How could it happen?

This proposal meets Gavin Williamson’s tests, and mine. It is a big initial outlay, but while borrowing costs are low and the appetite for borrowing is there it isn’t insanely so. It is kinder to current and prospective students, and kinder to university staff. By addressing actual costs (which are largely uncontroversial) we avoid the inequalities embedded within existing allocations.

Funds would flow through existing payment processes via either OfS or the Student Loans Company. I’d actually tend towards the latter as they could also handle the repayment aspect using the systems they currently use with students. There’s very little danger of providers failing to repay the loans, in time – demand for UK higher education has grown at home and internationally since 2012, and it is unlikely that this trend would not continue given the rise in the number of UK 18 year olds over the next few years.

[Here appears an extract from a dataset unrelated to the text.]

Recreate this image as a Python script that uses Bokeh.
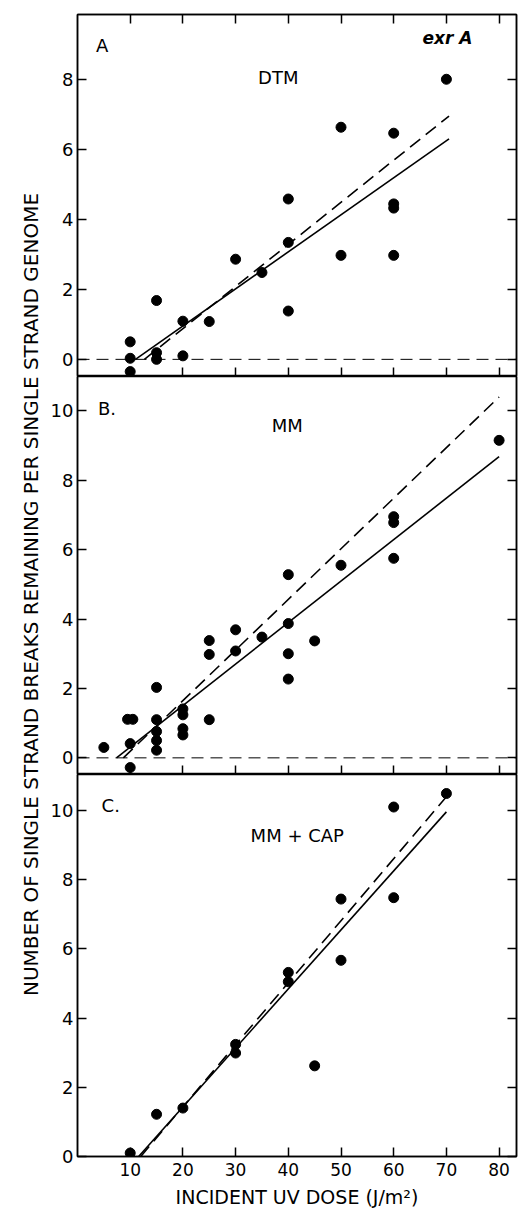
import math
from bokeh.plotting import figure
from bokeh.models import LinearAxis, FixedTicker, Span, Range1d
from bokeh.layouts import row, column
from bokeh.core.properties import value
from bokeh.embed import file_html
from bokeh.resources import INLINE

FONT = "DejaVu Sans"

# ---------------- data ----------------
x_ticks = [10, 20, 30, 40, 50, 60, 70, 80]
y_ticks_A = [0, 2, 4, 6, 8]
y_ticks_BC = [0, 2, 4, 6, 8, 10]

# Panel A : DTM
dose_A = [10, 10, 10, 15, 15, 15, 20, 20, 25, 30, 35, 40, 40, 40, 50, 50, 60, 60, 60, 60, 70]
breaks_A = [0.5, 0.03, -0.35, 1.68, 0.19, 0.0, 1.09, 0.1, 1.08, 2.86, 2.48, 4.58, 3.34, 1.38,
            6.63, 2.97, 6.46, 4.44, 4.32, 2.97, 8.0]
fit_A_x = [11.0, 70.5]
fit_A_y = [0.0, 6.3]
dash_A_x = [12.7, 70.5]
dash_A_y = [0.0, 6.95]

# Panel B : MM
dose_B = [5, 9.5, 10.5, 10, 10, 15, 15, 15, 15, 15, 20, 20, 20, 20, 25, 25, 25, 30, 30, 35,
          40, 40, 40, 40, 45, 50, 60, 60, 60, 80]
breaks_B = [0.3, 1.11, 1.11, 0.41, -0.28, 2.03, 1.1, 0.76, 0.5, 0.22, 1.41, 1.24, 0.84, 0.66,
            3.38, 2.98, 1.1, 3.69, 3.08, 3.48, 5.28, 3.87, 3.0, 2.27, 3.37, 5.55, 6.95, 6.78,
            5.75, 9.15]
fit_B_x = [7.4, 80.0]
fit_B_y = [0.0, 8.68]
dash_B_x = [8.7, 80.0]
dash_B_y = [0.0, 10.4]

# Panel C : MM + CAP
dose_C = [10, 15, 20, 30, 30, 40, 40, 45, 50, 50, 60, 60, 70]
breaks_C = [0.1, 1.22, 1.4, 3.24, 2.99, 5.32, 5.05, 2.62, 7.44, 5.67, 7.48, 10.1, 10.49]
fit_C_x = [11.6, 70.0]
fit_C_y = [0.0, 9.96]
dash_C_x = [12.0, 70.0]
dash_C_y = [0.0, 10.4]

Y_LABEL = "NUMBER OF SINGLE STRAND BREAKS REMAINING PER SINGLE STRAND GENOME"
X_LABEL = "INCIDENT UV DOSE (J/m\u00b2)"

LW = 1.5
X_MAX = 83.3
FRAME_W = 439
STRIP_W = 46
BORDER_L = 77 - STRIP_W
BORDER_R = 8


def style_axis(ax, ticks, labels, size="18px"):
    ax.ticker = FixedTicker(ticks=ticks)
    ax.major_tick_in = 9
    ax.major_tick_out = 0
    ax.minor_tick_in = 0
    ax.minor_tick_out = 0
    ax.axis_line_color = "black"
    ax.axis_line_width = LW
    ax.major_tick_line_color = "black"
    ax.major_tick_line_width = LW
    if labels:
        ax.major_label_text_font = FONT
        ax.major_label_text_font_size = size
        ax.major_label_text_color = "black"
        ax.major_label_standoff = 4
    else:
        ax.major_label_text_font_size = "1px"
        ax.major_label_text_color = None
        ax.major_label_standoff = 0


def make_panel(yr, y_ticks, mt, mb, fh, top_axis=False, x_labels=False):
    p = figure(frame_width=FRAME_W, frame_height=fh,
               x_range=Range1d(0, X_MAX), y_range=Range1d(*yr),
               output_backend="svg", toolbar_location=None,
               min_border_left=BORDER_L, min_border_right=BORDER_R,
               min_border_top=mt, min_border_bottom=mb)
    p.grid.visible = False
    p.outline_line_color = "black"
    p.outline_line_width = LW
    p.background_fill_color = "white"
    p.border_fill_color = "white"
    style_axis(p.yaxis[0], y_ticks, True)
    style_axis(p.xaxis[0], x_ticks, x_labels, "17px")
    ra = LinearAxis()
    style_axis(ra, y_ticks, False)
    p.add_layout(ra, "right")
    if top_axis:
        ta = LinearAxis()
        style_axis(ta, x_ticks, False)
        p.add_layout(ta, "above")
    return p


def add_text(p, x, y, txt, size="18px", style="normal"):
    p.text(x=[x], y=[y], text=[txt], text_font=value(FONT), text_font_size=size,
           text_font_style=style, text_align="center", text_baseline="middle",
           text_color="black")


# Panel A
pA = make_panel((-0.49, 9.85), y_ticks_A, 14, 0, 362, top_axis=True)
pA.add_layout(Span(location=0, dimension="width", line_color="black", line_width=1,
                   line_dash="12 7"))
pA.line(fit_A_x, fit_A_y, line_color="black", line_width=1.6)
pA.line(dash_A_x, dash_A_y, line_color="black", line_width=1.6, line_dash="13 7")
pA.scatter(dose_A, breaks_A, size=10, color="black")
add_text(pA, 4.7, 8.96, "A")
add_text(pA, 38.1, 8.05, "DTM")
add_text(pA, 70.2, 9.19, "exr A", "17px", "bold italic")

# Panel B
pB = make_panel((-0.48, 10.99), y_ticks_BC, 0, 0, 398)
pB.add_layout(Span(location=0, dimension="width", line_color="black", line_width=1,
                   line_dash="12 7"))
pB.line(fit_B_x, fit_B_y, line_color="black", line_width=1.6)
pB.line(dash_B_x, dash_B_y, line_color="black", line_width=1.6, line_dash="13 7")
pB.scatter(dose_B, breaks_B, size=10, color="black")
add_text(pB, 5.6, 10.06, "B.")
add_text(pB, 39.8, 9.58, "MM")

# Panel C
pC = make_panel((0, 11.04), y_ticks_BC, 0, 53, 382, x_labels=True)
xa = pC.xaxis[0]
xa.axis_label = X_LABEL
xa.axis_label_text_font = FONT
xa.axis_label_text_font_size = "19px"
xa.axis_label_text_font_style = "normal"
xa.axis_label_text_color = "black"
xa.axis_label_standoff = 7
xa.major_label_standoff = 6
pC.line(fit_C_x, fit_C_y, line_color="black", line_width=1.6)
pC.line(dash_C_x, dash_C_y, line_color="black", line_width=1.6, line_dash="13 7")
pC.scatter(dose_C, breaks_C, size=10, color="black")
add_text(pC, 6.3, 10.14, "C.")
add_text(pC, 41.7, 9.28, "MM + CAP")

# y label strip
H = 14 + 362 + 398 + 382 + 53
lab = figure(width=STRIP_W, height=H, x_range=Range1d(0, STRIP_W), y_range=Range1d(0, H),
             output_backend="svg", toolbar_location=None, min_border=0,
             x_axis_type=None, y_axis_type=None)
lab.outline_line_color = None
lab.grid.visible = False
lab.text(x=[30], y=[H - 594], text=[Y_LABEL], angle=math.pi / 2,
         text_font=value(FONT), text_font_size="20px", text_align="center",
         text_baseline="middle", text_color="black")

layout = row(lab, column(pA, pB, pC))
open("out.html", "w").write(file_html(layout, INLINE))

And what will universities do with full staffing and no students this autumn? There is a lot of work to do in terms of work with the local community, with industry, and with government to address the economic and social impact of Covid-19. There are plenty of students who need to catch up that we couldn’t quite cater for this term. There is a lot of work to do to prepare courses to support the “new normal”, and to offer online professional development and support to key workers. Universities are perfectly placed to help.

It’s an investment in sector capacity, after all. This capacity can be used in a number of ways, but once lost cannot be easily replaced.

2 responses to “How do we get to a loan?

  1. It’s clear and simple to defend. I particularly support delaying the start of the year until January 2021 (full disclosure, I have an 18 year old daughter) and I would like to see it backed up with a national volunteering programme (some version of the NCS?) so that those students have the opportunity to contribute as well as it providing structure and purpose for those months when all of the usual “gap year” activities, as well as the opportunity for paid work, are likely to be heavily constrained.

  2. Interesting idea but worth thinking through what current (undergraduate) applicants would be doing in autumn 2020 – or how they’d support themselves. Worth noting that DfE and Ofqual stuck to the A-level and BTEC certification timetable in summer on the assumption that this was better than a hastily arranged set of autumn exams.

    One possible obstacle to lending more money to institutions are the conditions written into existing loan arrangements (covenants). A few years ago government accountants (in BIS/BEIS) decided that short-term advances to FE colleges needed to be handled like proper loans with proper contracts and all that. This created a stand-off with existing lenders who insisted on complex inter-creditor agreements to protect their interests – keeping the bank ahead of the government in the lending queue. This isn’t a directly comparable situation but students, staff and OFS ren’t the only stakeholders. Banks, pension funds (USS, LGPS) and suppliers also have interests which they might act to protect.